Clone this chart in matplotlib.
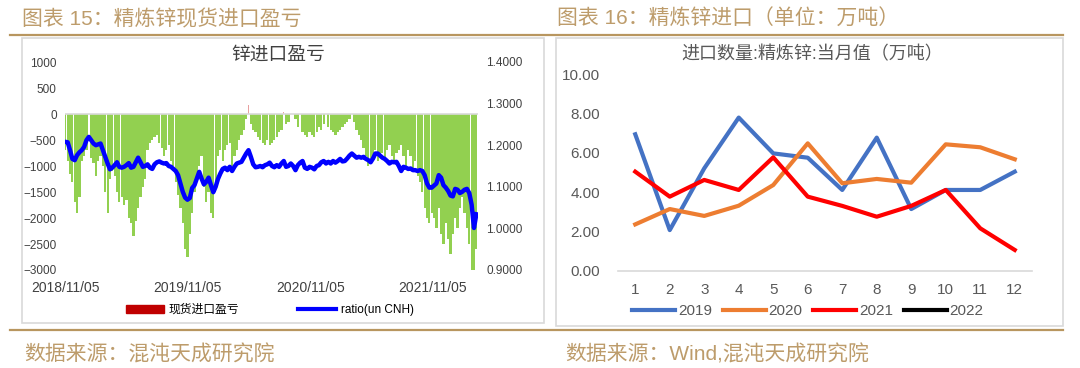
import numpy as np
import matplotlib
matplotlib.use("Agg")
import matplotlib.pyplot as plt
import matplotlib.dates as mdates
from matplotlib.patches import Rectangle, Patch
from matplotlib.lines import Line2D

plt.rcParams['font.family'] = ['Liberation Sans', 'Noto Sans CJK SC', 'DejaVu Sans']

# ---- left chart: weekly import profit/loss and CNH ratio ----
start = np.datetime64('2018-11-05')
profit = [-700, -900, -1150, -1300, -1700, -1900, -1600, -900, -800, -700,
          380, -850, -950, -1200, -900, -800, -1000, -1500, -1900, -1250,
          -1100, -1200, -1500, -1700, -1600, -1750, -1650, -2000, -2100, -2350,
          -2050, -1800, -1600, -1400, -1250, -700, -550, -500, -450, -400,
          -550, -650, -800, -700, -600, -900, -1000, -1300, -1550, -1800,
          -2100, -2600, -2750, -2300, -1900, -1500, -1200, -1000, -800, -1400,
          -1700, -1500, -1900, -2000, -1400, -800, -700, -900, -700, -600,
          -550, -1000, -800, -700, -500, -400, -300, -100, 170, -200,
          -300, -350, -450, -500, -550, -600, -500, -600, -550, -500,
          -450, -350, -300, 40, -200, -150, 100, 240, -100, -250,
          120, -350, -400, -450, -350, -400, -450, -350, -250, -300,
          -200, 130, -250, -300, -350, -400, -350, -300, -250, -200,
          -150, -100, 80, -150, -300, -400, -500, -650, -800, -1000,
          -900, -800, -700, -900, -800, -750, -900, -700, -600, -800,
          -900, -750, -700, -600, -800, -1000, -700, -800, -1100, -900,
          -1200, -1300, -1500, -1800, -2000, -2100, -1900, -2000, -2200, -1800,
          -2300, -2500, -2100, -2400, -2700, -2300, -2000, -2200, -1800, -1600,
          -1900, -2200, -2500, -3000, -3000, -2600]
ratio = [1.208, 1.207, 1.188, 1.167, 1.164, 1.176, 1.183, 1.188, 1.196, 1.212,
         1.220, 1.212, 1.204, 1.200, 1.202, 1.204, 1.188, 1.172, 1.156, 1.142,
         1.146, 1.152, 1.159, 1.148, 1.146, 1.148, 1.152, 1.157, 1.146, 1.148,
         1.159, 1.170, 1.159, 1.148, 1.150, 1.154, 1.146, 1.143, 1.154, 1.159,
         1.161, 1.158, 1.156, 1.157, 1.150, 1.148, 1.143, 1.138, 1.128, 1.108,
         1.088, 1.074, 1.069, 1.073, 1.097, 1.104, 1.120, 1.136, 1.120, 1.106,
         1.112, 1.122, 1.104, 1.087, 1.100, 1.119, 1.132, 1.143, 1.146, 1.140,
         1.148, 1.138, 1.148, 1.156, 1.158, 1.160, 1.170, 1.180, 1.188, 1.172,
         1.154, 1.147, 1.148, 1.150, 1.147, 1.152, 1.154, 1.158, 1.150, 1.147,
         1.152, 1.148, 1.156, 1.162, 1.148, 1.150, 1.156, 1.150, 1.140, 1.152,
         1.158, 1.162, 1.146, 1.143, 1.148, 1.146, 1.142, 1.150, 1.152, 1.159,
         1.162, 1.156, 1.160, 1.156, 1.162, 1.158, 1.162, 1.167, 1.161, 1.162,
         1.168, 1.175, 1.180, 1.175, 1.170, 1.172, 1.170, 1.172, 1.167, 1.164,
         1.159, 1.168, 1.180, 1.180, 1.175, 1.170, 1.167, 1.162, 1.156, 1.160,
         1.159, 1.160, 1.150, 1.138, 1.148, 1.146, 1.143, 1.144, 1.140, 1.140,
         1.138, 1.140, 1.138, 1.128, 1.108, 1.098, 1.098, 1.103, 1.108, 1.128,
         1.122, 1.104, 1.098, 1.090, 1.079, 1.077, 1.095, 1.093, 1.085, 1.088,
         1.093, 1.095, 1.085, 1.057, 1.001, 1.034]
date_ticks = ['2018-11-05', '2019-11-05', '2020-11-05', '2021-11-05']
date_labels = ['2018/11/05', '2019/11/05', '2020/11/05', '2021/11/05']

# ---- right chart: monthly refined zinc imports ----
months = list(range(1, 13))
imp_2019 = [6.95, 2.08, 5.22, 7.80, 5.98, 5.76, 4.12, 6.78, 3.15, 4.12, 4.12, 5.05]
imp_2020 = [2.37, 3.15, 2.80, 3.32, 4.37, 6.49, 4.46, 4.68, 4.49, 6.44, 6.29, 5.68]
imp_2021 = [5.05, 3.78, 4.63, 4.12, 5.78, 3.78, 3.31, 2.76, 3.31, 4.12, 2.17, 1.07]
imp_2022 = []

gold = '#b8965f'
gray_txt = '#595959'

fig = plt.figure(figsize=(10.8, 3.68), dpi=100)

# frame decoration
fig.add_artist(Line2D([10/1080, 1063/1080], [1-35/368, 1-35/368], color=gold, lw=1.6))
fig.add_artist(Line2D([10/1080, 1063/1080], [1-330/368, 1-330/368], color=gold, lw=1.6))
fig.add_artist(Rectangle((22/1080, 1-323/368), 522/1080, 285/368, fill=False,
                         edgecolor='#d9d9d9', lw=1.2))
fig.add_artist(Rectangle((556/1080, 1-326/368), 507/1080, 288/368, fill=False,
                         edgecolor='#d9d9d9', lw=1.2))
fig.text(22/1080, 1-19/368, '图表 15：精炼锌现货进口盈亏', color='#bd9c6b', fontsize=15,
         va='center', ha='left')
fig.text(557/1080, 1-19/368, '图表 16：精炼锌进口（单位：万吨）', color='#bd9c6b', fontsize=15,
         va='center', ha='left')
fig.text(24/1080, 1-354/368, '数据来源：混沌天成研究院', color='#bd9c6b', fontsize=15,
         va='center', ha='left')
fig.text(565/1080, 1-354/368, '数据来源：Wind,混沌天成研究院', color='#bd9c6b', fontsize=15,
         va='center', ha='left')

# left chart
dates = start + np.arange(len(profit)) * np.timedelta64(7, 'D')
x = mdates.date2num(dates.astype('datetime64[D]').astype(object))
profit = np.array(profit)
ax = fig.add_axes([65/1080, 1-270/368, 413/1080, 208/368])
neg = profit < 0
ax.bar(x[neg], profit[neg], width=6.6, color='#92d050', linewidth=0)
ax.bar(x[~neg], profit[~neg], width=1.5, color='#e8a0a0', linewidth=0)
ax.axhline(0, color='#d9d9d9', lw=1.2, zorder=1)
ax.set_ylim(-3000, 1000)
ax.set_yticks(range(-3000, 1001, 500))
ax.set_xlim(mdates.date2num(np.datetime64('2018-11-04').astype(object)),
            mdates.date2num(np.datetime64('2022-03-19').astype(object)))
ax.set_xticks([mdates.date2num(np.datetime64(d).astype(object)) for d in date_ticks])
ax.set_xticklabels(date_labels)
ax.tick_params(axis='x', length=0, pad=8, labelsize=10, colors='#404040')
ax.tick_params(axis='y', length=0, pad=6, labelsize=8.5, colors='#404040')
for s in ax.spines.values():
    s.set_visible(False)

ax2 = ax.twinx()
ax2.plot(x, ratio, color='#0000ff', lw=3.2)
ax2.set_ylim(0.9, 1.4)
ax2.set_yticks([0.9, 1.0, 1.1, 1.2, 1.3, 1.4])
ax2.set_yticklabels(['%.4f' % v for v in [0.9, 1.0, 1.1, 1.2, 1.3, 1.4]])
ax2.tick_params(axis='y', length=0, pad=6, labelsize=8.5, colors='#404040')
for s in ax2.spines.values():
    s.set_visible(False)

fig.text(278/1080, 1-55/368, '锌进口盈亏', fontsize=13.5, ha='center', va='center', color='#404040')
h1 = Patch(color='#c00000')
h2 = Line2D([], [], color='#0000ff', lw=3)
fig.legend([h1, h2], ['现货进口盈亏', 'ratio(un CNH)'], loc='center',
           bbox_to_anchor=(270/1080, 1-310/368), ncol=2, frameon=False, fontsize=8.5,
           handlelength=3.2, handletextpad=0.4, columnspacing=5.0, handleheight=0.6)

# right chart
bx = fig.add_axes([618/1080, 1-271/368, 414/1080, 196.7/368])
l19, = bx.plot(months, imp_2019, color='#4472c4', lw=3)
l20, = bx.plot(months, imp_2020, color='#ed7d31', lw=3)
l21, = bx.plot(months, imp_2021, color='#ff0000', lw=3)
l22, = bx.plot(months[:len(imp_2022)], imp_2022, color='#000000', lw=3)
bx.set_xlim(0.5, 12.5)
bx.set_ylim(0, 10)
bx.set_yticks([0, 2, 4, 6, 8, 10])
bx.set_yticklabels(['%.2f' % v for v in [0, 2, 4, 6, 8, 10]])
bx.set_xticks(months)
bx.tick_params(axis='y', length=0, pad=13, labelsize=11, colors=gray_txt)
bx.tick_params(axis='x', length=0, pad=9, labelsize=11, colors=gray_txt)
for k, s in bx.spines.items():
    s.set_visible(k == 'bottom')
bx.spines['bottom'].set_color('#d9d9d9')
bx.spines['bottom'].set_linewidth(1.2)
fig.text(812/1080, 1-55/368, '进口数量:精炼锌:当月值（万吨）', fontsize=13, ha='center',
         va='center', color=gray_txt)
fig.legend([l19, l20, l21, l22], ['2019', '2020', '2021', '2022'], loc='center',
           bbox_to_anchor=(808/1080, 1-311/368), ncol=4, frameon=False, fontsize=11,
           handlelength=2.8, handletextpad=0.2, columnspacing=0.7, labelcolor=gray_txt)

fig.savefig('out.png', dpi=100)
- - - - -
#### [REQUIRED WORK]
Everything from the first line of the listing above through the line that contains "from matplotlib.lines import Line2D" is to be restated word for word, minus the pictures.

#### [COMPLETE OUTPUT]
Clone this chart in matplotlib.
import numpy as np
import matplotlib
matplotlib.use("Agg")
import matplotlib.pyplot as plt
import matplotlib.dates as mdates
from matplotlib.patches import Rectangle, Patch
from matplotlib.lines import Line2D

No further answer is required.